7. If you experience poor graphics performance when using Slurm, you may be able to improve performance by changing the machine on which Cortex (the process that manages the graphical user interface and graphics) is running. The Graphics Rendering Machine list provides the following options:
  - Select First Allocated Node if you want Cortex to run on the same machine as that used for compute node 0. This is not available if you have enabled the Node Only option.
  - Select Current Machine if you want Cortex to run on the same machine used to start Fluent Launcher.
  - Select Specify Machine if you want Cortex to run on a specified machine, which you select from the drop-down list below.
  Note:
  Dynamic spawning (that is, automatically spawning additional parallel node processes when switching from meshing mode to solution mode to achieve the requested number of total solution processes) is not allowed under Slurm, except when you have selected Current Machine or Specify Machine from the Graphics Rendering Machine list.
  The combination of Slurm + Open MPI + distributed memory on a cluster is not supported, except when you have selected Current Machine or Specify Machine from the Graphics Rendering Machine list.
  Tight integration between Slurm and the MPI is enabled by default for Intel MPI (the default), except when the Cortex process is launched after the job submission (which is the default when not using the Node Only option) and is run outside of the scheduler environment by using Current Machine or Specify Machine.
  Process binding (affinity) is managed by Slurm instead of Fluent when you have selected First Allocated Node from the Graphics Rendering Machine list.
If you want to set the number of node processes per cluster node (rather than leaving it to the cluster configuration), click the Environment tab and define it using the FL_SCHEDULER_PPN environment variable.
Set up the other aspects of your Fluent simulation using the Fluent Launcher GUI items. For more information, see the Fluent User's Guide.

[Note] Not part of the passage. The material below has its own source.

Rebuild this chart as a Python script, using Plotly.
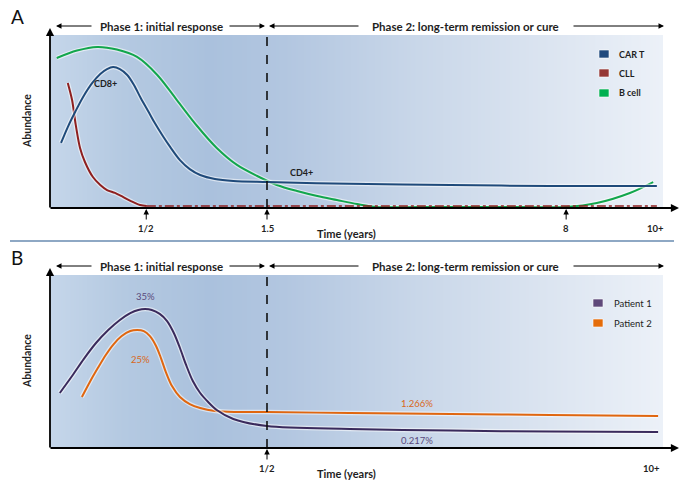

Important: You must have the DISPLAY environment variable properly defined, otherwise the graphical user interface (GUI) will not operate correctly.

Note: Submitting your Fluent job from the command line provides some options that are not available in Fluent Launcher, such as setting the scheduler standard error file or standard output file. For details, see Submitting a Fluent Job from the Command Line.

2.1.3. Examples

Submit a parallel, 4-process job using a journal file fl5s3.jou:

  > fluent 3d -t4 -i fl5s3.jou -scheduler=slurm
Starting sbatch < user-scheduler-14239.slurm
/bin/sbatch
Submitted batch job 524

In the previous example, note that sbatch returns 524 as the job ID and user-scheduler-14239.slurm is name of the Slurm script written by Fluent for submitting this job.

Check the status of the job:

> squeue -f 524
             JOBID PARTITION     NAME     USER ST       TIME  NODES NODELIST(REASON)
              524  partname    fluent-t   user  R      45:23     2 compute[00-01]

The command in the previous example lists the status of the given job. The squeue command can be used to list all the jobs in the queue.

After the job is complete, the job will no longer show up in the output of the squeue command. The results of the run will then be available in the scheduler standard output file.

2.1.4. Limitations

The integrated Slurm capability in Fluent 2024 R2 has the following limitations:

The Slurm commands (such as sbatch) must be in the users path.